Count, in the entries, the lines with "this". Answer with the number only.

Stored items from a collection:
——————
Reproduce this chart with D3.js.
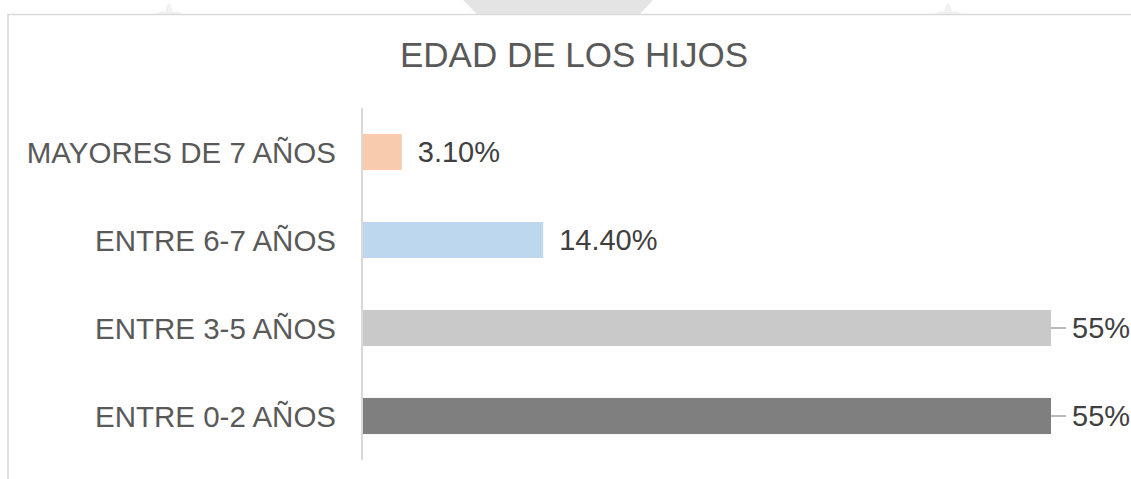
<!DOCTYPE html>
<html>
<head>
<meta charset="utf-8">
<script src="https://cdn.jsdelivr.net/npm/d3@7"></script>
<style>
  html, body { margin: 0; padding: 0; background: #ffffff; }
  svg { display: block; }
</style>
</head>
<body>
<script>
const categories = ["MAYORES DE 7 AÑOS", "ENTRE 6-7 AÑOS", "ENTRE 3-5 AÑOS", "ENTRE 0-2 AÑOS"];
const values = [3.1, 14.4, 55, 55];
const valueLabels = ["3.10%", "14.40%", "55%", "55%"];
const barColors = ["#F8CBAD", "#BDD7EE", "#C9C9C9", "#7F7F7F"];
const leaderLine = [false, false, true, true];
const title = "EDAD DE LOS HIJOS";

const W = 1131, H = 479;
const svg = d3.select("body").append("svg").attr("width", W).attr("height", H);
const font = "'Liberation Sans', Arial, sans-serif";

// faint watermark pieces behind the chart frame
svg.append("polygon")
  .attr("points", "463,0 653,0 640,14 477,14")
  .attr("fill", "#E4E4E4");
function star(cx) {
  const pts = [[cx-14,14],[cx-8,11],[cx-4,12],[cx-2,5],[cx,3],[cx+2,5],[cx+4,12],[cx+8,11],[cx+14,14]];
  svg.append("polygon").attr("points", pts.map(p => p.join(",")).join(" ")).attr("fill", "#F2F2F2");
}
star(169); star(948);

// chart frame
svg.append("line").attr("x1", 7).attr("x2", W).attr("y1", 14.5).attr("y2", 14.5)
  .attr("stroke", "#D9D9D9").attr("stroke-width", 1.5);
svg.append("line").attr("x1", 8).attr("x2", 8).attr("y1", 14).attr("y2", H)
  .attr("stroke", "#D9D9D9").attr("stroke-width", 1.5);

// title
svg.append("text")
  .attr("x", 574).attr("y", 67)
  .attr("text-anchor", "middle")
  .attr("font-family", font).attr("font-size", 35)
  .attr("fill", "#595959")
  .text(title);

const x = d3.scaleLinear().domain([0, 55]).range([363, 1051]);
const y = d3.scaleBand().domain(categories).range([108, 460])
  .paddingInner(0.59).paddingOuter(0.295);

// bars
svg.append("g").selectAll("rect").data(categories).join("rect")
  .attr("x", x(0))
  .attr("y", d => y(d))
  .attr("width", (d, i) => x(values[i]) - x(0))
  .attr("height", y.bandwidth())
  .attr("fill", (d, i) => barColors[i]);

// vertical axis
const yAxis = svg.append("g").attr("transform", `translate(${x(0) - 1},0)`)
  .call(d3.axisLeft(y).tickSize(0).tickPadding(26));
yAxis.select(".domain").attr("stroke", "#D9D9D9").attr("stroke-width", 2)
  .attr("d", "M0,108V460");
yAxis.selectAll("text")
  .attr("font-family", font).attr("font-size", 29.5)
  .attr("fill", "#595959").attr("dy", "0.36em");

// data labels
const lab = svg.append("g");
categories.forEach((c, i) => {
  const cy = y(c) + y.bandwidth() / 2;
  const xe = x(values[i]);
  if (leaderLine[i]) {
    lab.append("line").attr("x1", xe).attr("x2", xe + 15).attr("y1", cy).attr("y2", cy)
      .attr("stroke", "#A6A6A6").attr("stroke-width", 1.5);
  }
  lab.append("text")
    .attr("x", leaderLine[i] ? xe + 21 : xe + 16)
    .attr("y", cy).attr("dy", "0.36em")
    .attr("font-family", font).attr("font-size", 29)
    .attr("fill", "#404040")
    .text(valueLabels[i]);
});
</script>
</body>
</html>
——————
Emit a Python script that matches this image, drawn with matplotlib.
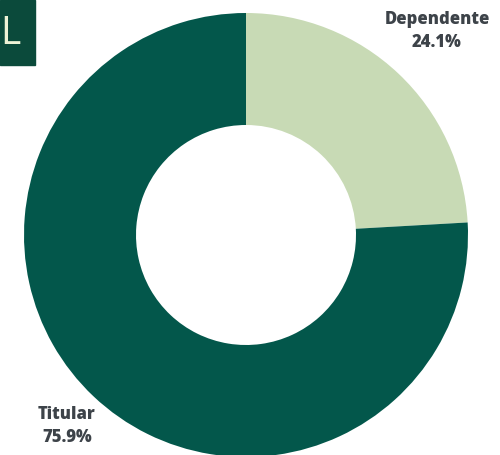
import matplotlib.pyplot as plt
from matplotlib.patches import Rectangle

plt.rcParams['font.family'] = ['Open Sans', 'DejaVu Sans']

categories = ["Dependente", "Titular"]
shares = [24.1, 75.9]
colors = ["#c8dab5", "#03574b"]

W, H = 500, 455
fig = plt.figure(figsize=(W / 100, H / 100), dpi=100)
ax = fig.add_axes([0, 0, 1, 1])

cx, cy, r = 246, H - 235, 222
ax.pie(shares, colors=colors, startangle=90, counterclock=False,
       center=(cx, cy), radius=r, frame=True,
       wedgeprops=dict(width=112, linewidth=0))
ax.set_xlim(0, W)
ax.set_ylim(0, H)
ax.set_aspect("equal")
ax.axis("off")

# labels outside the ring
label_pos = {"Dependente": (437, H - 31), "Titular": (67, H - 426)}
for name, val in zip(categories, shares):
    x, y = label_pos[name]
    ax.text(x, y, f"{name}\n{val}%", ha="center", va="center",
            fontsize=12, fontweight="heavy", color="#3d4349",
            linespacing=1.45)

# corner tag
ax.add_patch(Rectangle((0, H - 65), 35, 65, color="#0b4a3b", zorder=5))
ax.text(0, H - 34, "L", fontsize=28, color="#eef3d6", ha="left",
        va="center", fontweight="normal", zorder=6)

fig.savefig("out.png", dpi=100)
——————
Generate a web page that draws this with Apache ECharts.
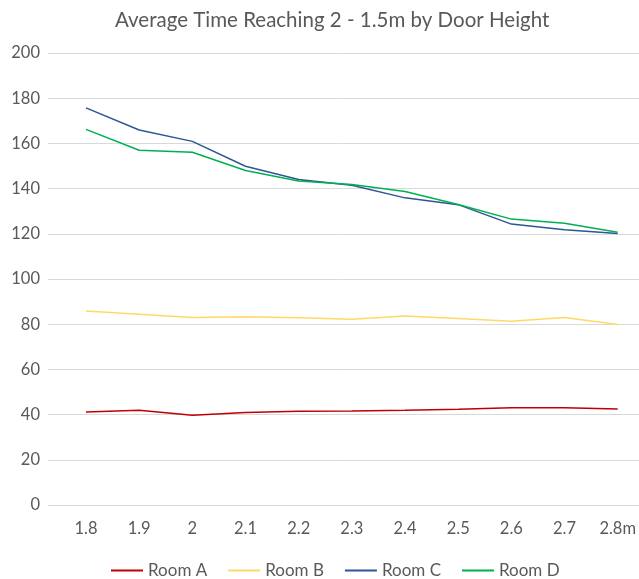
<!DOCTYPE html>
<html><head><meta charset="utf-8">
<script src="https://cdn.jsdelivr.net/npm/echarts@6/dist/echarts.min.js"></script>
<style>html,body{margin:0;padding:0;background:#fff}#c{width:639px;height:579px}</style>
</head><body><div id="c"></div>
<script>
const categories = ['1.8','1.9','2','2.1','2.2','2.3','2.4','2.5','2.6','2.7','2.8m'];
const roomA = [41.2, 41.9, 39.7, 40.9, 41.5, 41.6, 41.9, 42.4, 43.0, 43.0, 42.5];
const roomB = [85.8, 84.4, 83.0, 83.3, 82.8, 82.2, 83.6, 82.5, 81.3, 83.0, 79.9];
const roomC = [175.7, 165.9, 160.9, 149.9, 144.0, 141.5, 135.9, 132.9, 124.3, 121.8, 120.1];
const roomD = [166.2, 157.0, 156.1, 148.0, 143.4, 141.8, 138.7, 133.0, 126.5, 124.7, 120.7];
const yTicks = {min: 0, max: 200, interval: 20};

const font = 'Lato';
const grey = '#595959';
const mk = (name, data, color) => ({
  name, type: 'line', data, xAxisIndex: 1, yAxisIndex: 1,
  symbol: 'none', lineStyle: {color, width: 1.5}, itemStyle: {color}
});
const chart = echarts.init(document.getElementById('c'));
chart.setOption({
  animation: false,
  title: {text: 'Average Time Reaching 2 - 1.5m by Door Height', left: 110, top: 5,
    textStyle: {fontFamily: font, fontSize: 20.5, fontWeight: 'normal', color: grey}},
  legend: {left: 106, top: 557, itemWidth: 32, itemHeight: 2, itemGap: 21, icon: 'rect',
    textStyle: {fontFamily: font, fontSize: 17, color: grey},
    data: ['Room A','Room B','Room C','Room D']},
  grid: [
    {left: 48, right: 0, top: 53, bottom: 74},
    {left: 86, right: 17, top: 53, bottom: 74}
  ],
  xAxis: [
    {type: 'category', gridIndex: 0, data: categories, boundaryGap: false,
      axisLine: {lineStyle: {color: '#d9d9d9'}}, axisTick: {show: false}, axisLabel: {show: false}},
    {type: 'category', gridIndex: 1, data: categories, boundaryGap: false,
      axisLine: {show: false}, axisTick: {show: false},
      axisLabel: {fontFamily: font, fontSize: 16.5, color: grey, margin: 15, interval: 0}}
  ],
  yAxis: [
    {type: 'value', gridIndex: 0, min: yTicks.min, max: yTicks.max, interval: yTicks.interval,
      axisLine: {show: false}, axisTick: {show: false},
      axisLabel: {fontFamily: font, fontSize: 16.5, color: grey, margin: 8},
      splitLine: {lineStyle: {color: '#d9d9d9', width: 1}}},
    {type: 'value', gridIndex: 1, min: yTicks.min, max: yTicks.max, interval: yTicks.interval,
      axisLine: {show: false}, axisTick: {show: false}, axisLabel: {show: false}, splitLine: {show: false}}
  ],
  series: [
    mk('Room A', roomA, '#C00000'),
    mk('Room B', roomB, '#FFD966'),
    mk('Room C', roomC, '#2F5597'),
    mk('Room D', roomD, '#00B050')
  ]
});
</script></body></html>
——————
Response:
3